Erdogan has been criticized for threatening to go to Gaza in order to bolster his standing with hard-line domestic constituencies, and those plans have been criticized by Secretary of State John Kerry and by top officials from the U.S.-backed Palestinian Authority (PA).
The United States opposes the visit, arguing that it would be a “distraction” from efforts to revive the peace process and could damage the rapprochement between Israel and Turkey which was personally brokered by President Barack Obama in March.
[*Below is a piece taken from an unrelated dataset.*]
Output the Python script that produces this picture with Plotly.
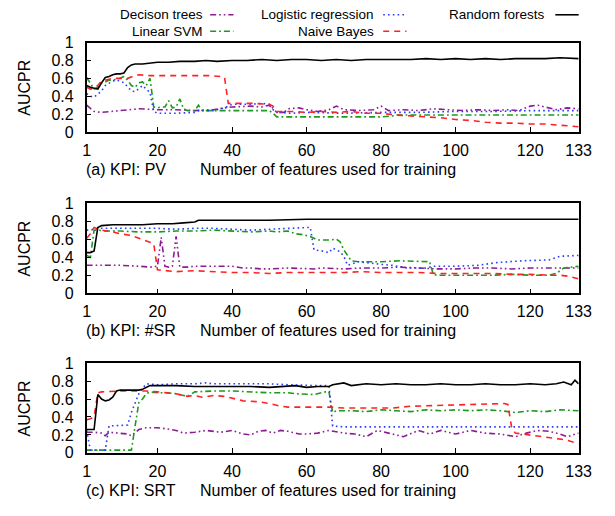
import plotly.graph_objects as go

W, H = 615, 516
FONT = "Liberation Sans, Arial, Helvetica, sans-serif"

models = ["Decison trees", "Linear SVM", "Logistic regression", "Naive Bayes", "Random forests"]
colors = ["#8e1a96", "#1c9a1c", "#2b3bff", "#ff2222", "#000000"]
dashes = ["6px,3px,1.6px,3px,1.6px,3px", "6px,3px,1.8px,3px", "1.6px,3.2px", "6px,5px", "solid"]

x_ticks = [1, 20, 40, 60, 80, 100, 120, 133]
y_ticks = [0, 0.2, 0.4, 0.6, 0.8, 1]
y_tick_labels = ["0", "0.2", "0.4", "0.6", "0.8", "1"]
panel_captions = ["(a) KPI: PV", "(b) KPI: #SR", "(c) KPI: SRT"]
x_title = "Number of features used for training"
y_title = "AUCPR"

# ---------------- Panel (a) KPI: PV ----------------
dt_a_x = [1,2,3,5,8,12,15,20,25,30,35,38,40,45,48,50,51,52,54,55,58,60,63,66,68,70,74,78,80,82,86,90,94,98,102,106,110,114,117,120,122,124,127,130,133]
dt_a_y = [0.30,0.27,0.23,0.22,0.23,0.25,0.26,0.25,0.25,0.24,0.25,0.27,0.28,0.29,0.28,0.30,0.25,0.22,0.22,0.26,0.27,0.25,0.23,0.25,0.29,0.25,0.24,0.25,0.29,0.24,0.25,0.24,0.26,0.25,0.24,0.25,0.24,0.25,0.24,0.29,0.30,0.28,0.25,0.27,0.26]
svm_a_x = [1,2,3,4,5,6,7,8,9,10,11,12,13,14,15,16,17,18,19,20,21,22,23,24,25,26,27,28,29,30,31,32,33,35,40,45,50,51,52,56,60,65,70,75,80,83,84,90,100,110,120,130,133]
svm_a_y = [0.61,0.55,0.48,0.50,0.55,0.56,0.58,0.58,0.59,0.60,0.62,0.58,0.52,0.50,0.55,0.56,0.52,0.60,0.28,0.27,0.28,0.28,0.35,0.27,0.28,0.37,0.26,0.24,0.24,0.24,0.30,0.24,0.24,0.24,0.24,0.24,0.24,0.21,0.17,0.17,0.17,0.17,0.17,0.17,0.17,0.18,0.19,0.19,0.19,0.19,0.19,0.19,0.19]
lr_a_x = [1,2,3,4,5,6,7,8,9,10,11,12,13,14,15,16,17,18,19,20,25,30,31,35,38,40,45,48,50,51,52,56,60,70,80,90,100,110,120,130,133]
lr_a_y = [0.43,0.40,0.39,0.42,0.46,0.52,0.55,0.57,0.58,0.57,0.55,0.50,0.46,0.45,0.49,0.52,0.48,0.44,0.23,0.21,0.21,0.22,0.24,0.24,0.27,0.31,0.31,0.32,0.31,0.26,0.22,0.21,0.22,0.21,0.22,0.22,0.23,0.23,0.24,0.24,0.24]
nb_a_x = [1,2,3,4,5,6,8,10,12,14,15,18,22,26,30,34,37,38,39,42,46,50,51,52,56,60,64,68,72,76,80,84,88,92,96,100,104,108,112,116,120,124,128,131,133]
nb_a_y = [0.50,0.48,0.49,0.52,0.57,0.58,0.60,0.60,0.60,0.63,0.64,0.63,0.63,0.63,0.63,0.63,0.62,0.61,0.32,0.32,0.32,0.31,0.29,0.23,0.23,0.22,0.23,0.22,0.23,0.21,0.21,0.19,0.18,0.17,0.16,0.14,0.13,0.11,0.10,0.10,0.09,0.09,0.08,0.07,0.06]
rf_a_x = [1,2,3,4,5,6,7,8,9,10,11,12,13,14,16,18,20,23,26,30,33,36,40,44,48,52,56,60,64,68,72,76,80,84,88,92,96,100,104,108,112,116,120,124,128,131,133]
rf_a_y = [0.52,0.50,0.49,0.48,0.55,0.61,0.62,0.64,0.65,0.65,0.66,0.72,0.75,0.76,0.76,0.77,0.78,0.78,0.79,0.79,0.80,0.79,0.80,0.80,0.81,0.80,0.81,0.81,0.80,0.81,0.80,0.81,0.81,0.81,0.81,0.82,0.81,0.82,0.81,0.82,0.81,0.82,0.82,0.82,0.83,0.82,0.82]

# ---------------- Panel (b) KPI: #SR ----------------
dt_b_x = [1,5,10,15,18,20,21,22,23,24,25,26,28,30,35,40,43,45,48,50,55,60,62,64,70,75,80,85,90,95,100,105,110,115,120,125,130,133]
dt_b_y = [0.31,0.31,0.31,0.30,0.29,0.30,0.62,0.30,0.29,0.30,0.63,0.29,0.29,0.30,0.30,0.30,0.28,0.28,0.27,0.27,0.28,0.27,0.27,0.28,0.27,0.28,0.28,0.29,0.28,0.27,0.27,0.28,0.28,0.27,0.28,0.28,0.28,0.28]
svm_b_x = [1,2,3,4,6,10,15,20,25,30,35,40,45,50,52,55,57,59,61,63,66,68,69,70,72,74,80,85,90,93,94,95,100,105,110,115,120,125,127,129,131,133]
svm_b_y = [0.42,0.40,0.70,0.70,0.69,0.69,0.68,0.68,0.69,0.69,0.70,0.69,0.68,0.69,0.68,0.69,0.66,0.65,0.63,0.59,0.59,0.60,0.57,0.48,0.36,0.35,0.35,0.36,0.35,0.35,0.21,0.20,0.20,0.20,0.20,0.21,0.20,0.20,0.22,0.28,0.29,0.30]
lr_b_x = [1,2,3,5,10,15,20,25,30,35,40,45,50,55,58,61,62,64,66,67,69,70,71,74,80,83,87,92,94,100,106,111,118,125,128,132,133]
lr_b_y = [0.70,0.70,0.71,0.72,0.72,0.72,0.72,0.71,0.72,0.72,0.71,0.70,0.71,0.72,0.73,0.73,0.48,0.47,0.45,0.50,0.46,0.41,0.31,0.35,0.32,0.31,0.28,0.28,0.30,0.30,0.31,0.34,0.36,0.37,0.41,0.42,0.42]
nb_b_x = [1,2,3,5,8,10,13,15,18,19,20,22,25,30,35,40,45,50,55,60,65,70,75,80,85,90,95,100,105,110,115,120,125,128,130,133]
nb_b_y = [0.61,0.66,0.73,0.70,0.68,0.66,0.64,0.61,0.57,0.55,0.26,0.25,0.24,0.25,0.24,0.23,0.23,0.22,0.23,0.23,0.23,0.23,0.24,0.23,0.23,0.23,0.22,0.22,0.22,0.22,0.21,0.21,0.20,0.20,0.19,0.16]
rf_b_x = [1,2,3,4,5,8,12,16,20,24,27,30,31,35,40,50,60,70,80,90,100,110,120,130,133]
rf_b_y = [0.45,0.45,0.47,0.73,0.75,0.76,0.76,0.76,0.77,0.77,0.78,0.79,0.81,0.81,0.81,0.81,0.82,0.82,0.82,0.82,0.82,0.82,0.82,0.82,0.82]

# ---------------- Panel (c) KPI: SRT ----------------
dt_c_x = [1,3,5,6,7,10,12,13,15,17,20,22,25,27,30,33,35,37,40,43,45,47,49,51,53,55,58,60,63,66,70,73,76,79,82,86,90,93,96,100,104,108,112,116,119,122,125,128,130,133]
dt_c_y = [0.23,0.23,0.22,0.19,0.23,0.22,0.21,0.19,0.26,0.28,0.28,0.27,0.25,0.22,0.23,0.25,0.24,0.23,0.25,0.21,0.20,0.24,0.25,0.22,0.25,0.24,0.21,0.21,0.22,0.25,0.22,0.21,0.18,0.25,0.22,0.18,0.25,0.21,0.25,0.21,0.25,0.22,0.21,0.18,0.22,0.25,0.24,0.21,0.18,0.22]
svm_c_x = [1,5,10,13,14,15,16,17,18,20,22,25,27,28,30,35,40,45,50,55,57,62,65,66,67,68,72,76,80,84,88,92,96,100,104,108,112,116,120,124,128,133]
svm_c_y = [0.03,0.03,0.03,0.03,0.30,0.56,0.60,0.66,0.68,0.67,0.67,0.66,0.64,0.63,0.68,0.69,0.69,0.68,0.67,0.67,0.66,0.65,0.68,0.68,0.45,0.47,0.47,0.46,0.48,0.47,0.46,0.48,0.47,0.48,0.47,0.48,0.47,0.45,0.47,0.46,0.48,0.47]
lr_c_x = [1,2,3,6,7,10,12,13,14,15,16,17,20,25,30,33,35,40,45,50,55,60,63,66,67,70,80,90,100,110,120,130,133]
lr_c_y = [0.25,0.03,0.03,0.03,0.30,0.31,0.31,0.45,0.55,0.66,0.72,0.77,0.76,0.77,0.77,0.78,0.77,0.77,0.77,0.77,0.76,0.75,0.75,0.75,0.30,0.29,0.29,0.29,0.29,0.29,0.29,0.29,0.29]
nb_c_x = [1,2,3,4,5,8,10,15,17,20,22,25,28,30,32,35,38,40,43,47,50,53,55,60,66,70,76,83,88,96,105,110,113,114,115,116,120,123,127,130,133]
nb_c_y = [0.37,0.38,0.40,0.67,0.68,0.69,0.69,0.69,0.69,0.68,0.67,0.66,0.63,0.64,0.62,0.64,0.63,0.61,0.58,0.57,0.55,0.52,0.51,0.51,0.51,0.50,0.50,0.50,0.52,0.53,0.54,0.55,0.55,0.54,0.29,0.22,0.20,0.18,0.16,0.14,0.10]
rf_c_x = [1,2,3,4,5,6,7,8,9,10,12,15,16,17,18,20,25,30,35,40,45,50,55,57,60,63,66,67,70,72,76,80,84,88,92,96,100,104,108,112,116,120,124,127,129,131,132,133]
rf_c_y = [0.26,0.26,0.26,0.65,0.60,0.58,0.59,0.62,0.69,0.70,0.70,0.70,0.71,0.73,0.75,0.75,0.75,0.74,0.74,0.74,0.74,0.73,0.74,0.75,0.73,0.74,0.74,0.76,0.78,0.75,0.77,0.76,0.77,0.76,0.76,0.77,0.76,0.76,0.77,0.76,0.76,0.77,0.76,0.77,0.79,0.76,0.81,0.77]

panels = [
    [(dt_a_x, dt_a_y), (svm_a_x, svm_a_y), (lr_a_x, lr_a_y), (nb_a_x, nb_a_y), (rf_a_x, rf_a_y)],
    [(dt_b_x, dt_b_y), (svm_b_x, svm_b_y), (lr_b_x, lr_b_y), (nb_b_x, nb_b_y), (rf_b_x, rf_b_y)],
    [(dt_c_x, dt_c_y), (svm_c_x, svm_c_y), (lr_c_x, lr_c_y), (nb_c_x, nb_c_y), (rf_c_x, rf_c_y)],
]

# ---------------- layout geometry (pixels) ----------------
def fx(p):
    return p / W

def fy(p):
    return 1 - p / H

plot_left, plot_right = 85, 591
panel_px = [(35.7, 128.3), (201.7, 295.0), (367.3, 460.0)]  # (top, bottom)

fig = go.Figure()
for i, series in enumerate(panels):
    ax = "" if i == 0 else str(i + 1)
    for m, (xs, ys) in enumerate(series):
        fig.add_trace(go.Scatter(
            x=xs, y=ys, mode="lines", name=models[m], showlegend=False,
            line=dict(color=colors[m], width=1.6, dash=dashes[m]),
            xaxis="x" + ax, yaxis="y" + ax,
        ))

axis_font = dict(family=FONT, size=16, color="black")
layout = dict(
    width=W, height=H, margin=dict(l=0, r=0, t=0, b=0),
    paper_bgcolor="white", plot_bgcolor="white", showlegend=False,
    font=dict(family=FONT, size=16, color="black"),
)
annotations = []
shapes = []
for i, (top, bot) in enumerate(panel_px):
    sfx = "" if i == 0 else str(i + 1)
    layout["xaxis" + sfx] = dict(
        domain=[fx(plot_left), fx(plot_right)], range=[1, 133],
        anchor="y" + sfx, tickvals=x_ticks, ticktext=[str(t) for t in x_ticks],
        ticks="inside", ticklen=5, tickwidth=1, tickcolor="black",
        showline=True, linecolor="black", linewidth=1.5, mirror=True,
        showgrid=False, zeroline=False, tickfont=axis_font, ticklabelstandoff=3,
    )
    layout["yaxis" + sfx] = dict(
        domain=[fy(bot), fy(top)], range=[0, 1],
        anchor="x" + sfx, tickvals=y_ticks, ticktext=y_tick_labels,
        ticks="inside", ticklen=5, tickwidth=1, tickcolor="black",
        showline=True, linecolor="black", linewidth=1.5, mirror=True,
        showgrid=False, zeroline=False, tickfont=axis_font, ticklabelstandoff=8,
    )
    cap_y = fy(bot + 39)
    annotations.append(dict(text=panel_captions[i], x=fx(82), y=cap_y, xref="paper", yref="paper",
                            xanchor="left", yanchor="middle", showarrow=False, font=axis_font))
    annotations.append(dict(text=x_title, x=fx(200), y=cap_y, xref="paper", yref="paper",
                            xanchor="left", yanchor="middle", showarrow=False, font=axis_font))
    annotations.append(dict(text=y_title, x=fx(21), y=fy((top + bot) / 2), xref="paper", yref="paper",
                            xanchor="center", yanchor="middle", textangle=-90, showarrow=False, font=axis_font))

# gnuplot-style key: text right-aligned, sample to its right
key_cols = [(206, 212, 236), (382, 390, 414), (557, 567, 591)]
key_rows = [7, 24]
key_slots = [(0, 0), (1, 0), (0, 1), (1, 1), (0, 2)]  # (row, col) per model
legend_font = dict(family=FONT, size=13.5, color="black")
for m, (r, c) in enumerate(key_slots):
    tx, s0, s1 = key_cols[c]
    yy = fy(key_rows[r])
    annotations.append(dict(text=models[m], x=fx(tx), y=yy, xref="paper", yref="paper",
                            xanchor="right", yanchor="middle", showarrow=False, font=legend_font,
                            borderpad=0))
    shapes.append(dict(type="line", xref="paper", yref="paper", x0=fx(s0), x1=fx(s1), y0=yy, y1=yy,
                       line=dict(color=colors[m], width=1.6, dash=dashes[m])))

layout["annotations"] = annotations
layout["shapes"] = shapes
fig.update_layout(**layout)
fig.write_html("out.html")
Meanwhile progress in negotiating compensation for the deaths of nine people who died fighting Israeli commandos while trying to breach Israel’s blockade of the Hamas-controlled Gaza Strip has stalled. Israel agreed to compensate their families as part of a reconciliation deal with Turkey that saw Erdogan outmaneuvered on several key long-standing demands. Turkey was almost immediately criticized for backsliding on the terms of the deal, and Ankara has yet to fulfill its commitments under the agreement.
Despite the fact that Israel apologized to Turkey over the Mavi Marmara incident some three months ago, Ankara has yet to fulfill any of the commitments it took upon itself as part of the reconciliation agreement brokered by US President Barack Obama, Yedioth Ahronoth reported Wednesday.
Senior Israeli officials who are familiar with the situation described Turkey’s conduct as humiliating and disrespectful, adding that it exposes IDF soldiers and officers who took part in the 2010 raid on the Gaza-bound Turkish ship to lawsuits by the victims’ families. Nine Turkish nationals were killed during the commando attack on the vessel.